### Description of the task
Copy everything in the listing below word for word, apart from any images.

::::

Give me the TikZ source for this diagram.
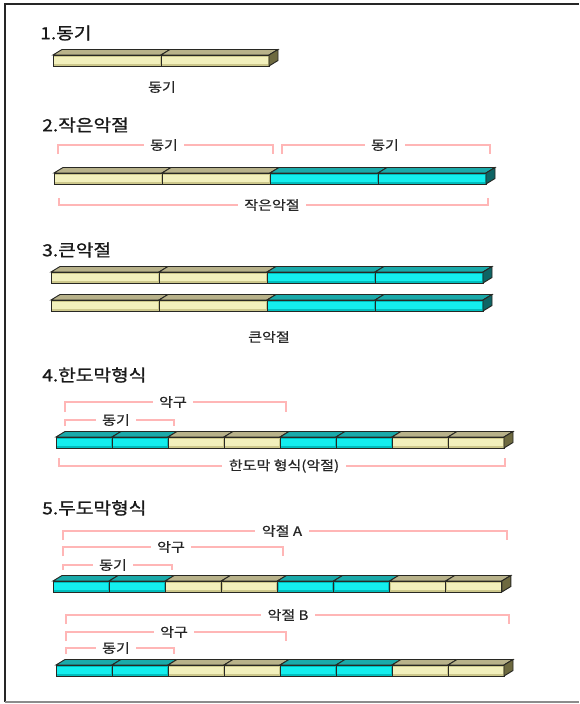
\documentclass[tikz,border=0pt]{standalone}
\usepackage{fontspec}
\newfontfamily\kr[FakeStretch=1.15,FakeBold=0.6]{Noto Sans CJK KR}
\newfontfamily\krt[FakeStretch=1.15,FakeBold=1.1]{Noto Sans CJK KR}
\definecolor{tF}{RGB}{242,240,188}
\definecolor{tR}{RGB}{205,200,140}
\definecolor{tT}{RGB}{184,178,138}
\definecolor{tS}{RGB}{110,106,64}
\definecolor{cF}{RGB}{20,238,238}
\definecolor{cR}{RGB}{0,190,190}
\definecolor{cT}{RGB}{26,170,170}
\definecolor{cS}{RGB}{14,100,100}
\definecolor{edge}{RGB}{40,40,35}
\definecolor{pinkline}{RGB}{255,182,182}
% #1 x left, #2 y front top, #3 segment width, #4 number of segments, #5 colour list, #6 last colour
\newcommand\drawbar[6]{%
  \foreach \sc [count=\i from 0] in {#5} {
    \pgfmathsetmacro\xa{#1+\i*#3}
    \pgfmathsetmacro\xb{#1+(\i+1)*#3}
    \filldraw[fill=\sc T, draw=edge, line width=0.7pt] (\xa,#2) -- (\xa+9,#2-5.5) -- (\xb+9,#2-5.5) -- (\xb,#2) -- cycle;
    \fill[fill=\sc R] (\xa,#2) rectangle (\xb,#2+11);
    \fill[fill=\sc F] (\xa+1.2,#2+1.6) rectangle (\xb-1.2,#2+9);
    \draw[draw=edge, line width=0.7pt] (\xa,#2) rectangle (\xb,#2+11);
  }
  \pgfmathsetmacro\xe{#1+#3*#4}
  \filldraw[fill=#6S, draw=edge, line width=0.7pt] (\xe,#2) -- (\xe+9,#2-5.5) -- (\xe+9,#2+5.5) -- (\xe,#2+11) -- cycle;
}
\newcommand\mybracket[7]{%
  \draw[brline] (#1,#3+#4) -- (#1,#3) -- (#2,#3) -- (#2,#3+#4);
  \node[lbl, fill=white, inner xsep=5pt, inner ysep=1pt] (#7) at (#5,#3) {#6};
}
\tikzset{
  brline/.style={draw=pinkline, line width=0.8pt},
  lbl/.style={font=\kr\fontsize{9.8pt}{10pt}\selectfont, text=black!85},
  ttl/.style={font=\krt\fontsize{12.5pt}{13pt}\selectfont, text=black!90, anchor=west, inner sep=0pt}
}
\begin{document}
\begin{tikzpicture}[x=0.75pt,y=-0.75pt]
\useasboundingbox (0,0) rectangle (579,704);
\fill[white] (0,0) rectangle (579,704);
% frame
\draw[black!85, line width=1.2pt] (5,702) -- (5,4) -- (579,4);
\draw[black!45, line width=1.2pt] (5,702) -- (579,702);

% 1
\node[ttl] (t1) at (40,33) {1.동기};
\drawbar{53}{55}{108}{2}{t,t}{t}
\node[lbl] (l1) at (162,87) {동기};

% 2
\node[ttl] (t2) at (42,125) {2.작은악절};
\mybracket{58}{273}{145}{9}{164}{동기}{l2a}
\mybracket{282}{490}{145}{9}{385}{동기}{l2b}
\drawbar{54}{173}{108}{4}{t,t,c,c}{c}
\mybracket{59}{488}{205}{-7}{272}{작은악절}{l2c}

% 3
\node[ttl] (t3) at (42,250) {3.큰악절};
\drawbar{51}{272}{108}{4}{t,t,c,c}{c}
\drawbar{51}{300}{108}{4}{t,t,c,c}{c}
\node[lbl] (l3) at (269,337) {큰악절};

% 4
\node[ttl] (t4) at (42,375) {4.한도막형식};
\mybracket{65}{286}{402}{10}{173}{악구}{l4a}
\mybracket{65}{174}{420}{6}{116}{동기}{l4b}
\drawbar{56}{437}{56}{8}{c,c,t,t,c,c,t,t}{t}
\mybracket{59}{505}{466}{-8}{284}{한도막 형식(악절)}{l4c}

% 5
\node[ttl] (t5) at (42,508) {5.두도막형식};
\mybracket{63}{507}{531}{9}{282}{악절 A}{l5a}
\mybracket{63}{283}{547}{9}{171}{악구}{l5b}
\mybracket{63}{172}{565}{5}{113}{동기}{l5c}
\drawbar{53}{581}{56.1}{8}{c,c,t,t,c,c,t,t}{t}
\mybracket{66}{509}{615}{9}{288}{악절 B}{l5d}
\mybracket{66}{286}{632}{9}{174}{악구}{l5e}
\mybracket{66}{174}{648}{6}{116}{동기}{l5f}
\drawbar{56}{665}{56}{8}{c,c,t,t,c,c,t,t}{t}
\end{tikzpicture}
\end{document}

::::

### Result of this exercise
Give me the TikZ source for this diagram.
\documentclass[tikz,border=0pt]{standalone}
\usepackage{fontspec}
\newfontfamily\kr[FakeStretch=1.15,FakeBold=0.6]{Noto Sans CJK KR}
\newfontfamily\krt[FakeStretch=1.15,FakeBold=1.1]{Noto Sans CJK KR}
\definecolor{tF}{RGB}{242,240,188}
\definecolor{tR}{RGB}{205,200,140}
\definecolor{tT}{RGB}{184,178,138}
\definecolor{tS}{RGB}{110,106,64}
\definecolor{cF}{RGB}{20,238,238}
\definecolor{cR}{RGB}{0,190,190}
\definecolor{cT}{RGB}{26,170,170}
\definecolor{cS}{RGB}{14,100,100}
\definecolor{edge}{RGB}{40,40,35}
\definecolor{pinkline}{RGB}{255,182,182}
% #1 x left, #2 y front top, #3 segment width, #4 number of segments, #5 colour list, #6 last colour
\newcommand\drawbar[6]{%
  \foreach \sc [count=\i from 0] in {#5} {
    \pgfmathsetmacro\xa{#1+\i*#3}
    \pgfmathsetmacro\xb{#1+(\i+1)*#3}
    \filldraw[fill=\sc T, draw=edge, line width=0.7pt] (\xa,#2) -- (\xa+9,#2-5.5) -- (\xb+9,#2-5.5) -- (\xb,#2) -- cycle;
    \fill[fill=\sc R] (\xa,#2) rectangle (\xb,#2+11);
    \fill[fill=\sc F] (\xa+1.2,#2+1.6) rectangle (\xb-1.2,#2+9);
    \draw[draw=edge, line width=0.7pt] (\xa,#2) rectangle (\xb,#2+11);
  }
  \pgfmathsetmacro\xe{#1+#3*#4}
  \filldraw[fill=#6S, draw=edge, line width=0.7pt] (\xe,#2) -- (\xe+9,#2-5.5) -- (\xe+9,#2+5.5) -- (\xe,#2+11) -- cycle;
}
\newcommand\mybracket[7]{%
  \draw[brline] (#1,#3+#4) -- (#1,#3) -- (#2,#3) -- (#2,#3+#4);
  \node[lbl, fill=white, inner xsep=5pt, inner ysep=1pt] (#7) at (#5,#3) {#6};
}
\tikzset{
  brline/.style={draw=pinkline, line width=0.8pt},
  lbl/.style={font=\kr\fontsize{9.8pt}{10pt}\selectfont, text=black!85},
  ttl/.style={font=\krt\fontsize{12.5pt}{13pt}\selectfont, text=black!90, anchor=west, inner sep=0pt}
}
\begin{document}
\begin{tikzpicture}[x=0.75pt,y=-0.75pt]
\useasboundingbox (0,0) rectangle (579,704);
\fill[white] (0,0) rectangle (579,704);
% frame
\draw[black!85, line width=1.2pt] (5,702) -- (5,4) -- (579,4);
\draw[black!45, line width=1.2pt] (5,702) -- (579,702);

% 1
\node[ttl] (t1) at (40,33) {1.동기};
\drawbar{53}{55}{108}{2}{t,t}{t}
\node[lbl] (l1) at (162,87) {동기};

% 2
\node[ttl] (t2) at (42,125) {2.작은악절};
\mybracket{58}{273}{145}{9}{164}{동기}{l2a}
\mybracket{282}{490}{145}{9}{385}{동기}{l2b}
\drawbar{54}{173}{108}{4}{t,t,c,c}{c}
\mybracket{59}{488}{205}{-7}{272}{작은악절}{l2c}

% 3
\node[ttl] (t3) at (42,250) {3.큰악절};
\drawbar{51}{272}{108}{4}{t,t,c,c}{c}
\drawbar{51}{300}{108}{4}{t,t,c,c}{c}
\node[lbl] (l3) at (269,337) {큰악절};

% 4
\node[ttl] (t4) at (42,375) {4.한도막형식};
\mybracket{65}{286}{402}{10}{173}{악구}{l4a}
\mybracket{65}{174}{420}{6}{116}{동기}{l4b}
\drawbar{56}{437}{56}{8}{c,c,t,t,c,c,t,t}{t}
\mybracket{59}{505}{466}{-8}{284}{한도막 형식(악절)}{l4c}

% 5
\node[ttl] (t5) at (42,508) {5.두도막형식};
\mybracket{63}{507}{531}{9}{282}{악절 A}{l5a}
\mybracket{63}{283}{547}{9}{171}{악구}{l5b}
\mybracket{63}{172}{565}{5}{113}{동기}{l5c}
\drawbar{53}{581}{56.1}{8}{c,c,t,t,c,c,t,t}{t}
\mybracket{66}{509}{615}{9}{288}{악절 B}{l5d}
\mybracket{66}{286}{632}{9}{174}{악구}{l5e}
\mybracket{66}{174}{648}{6}{116}{동기}{l5f}
\drawbar{56}{665}{56}{8}{c,c,t,t,c,c,t,t}{t}
\end{tikzpicture}
\end{document}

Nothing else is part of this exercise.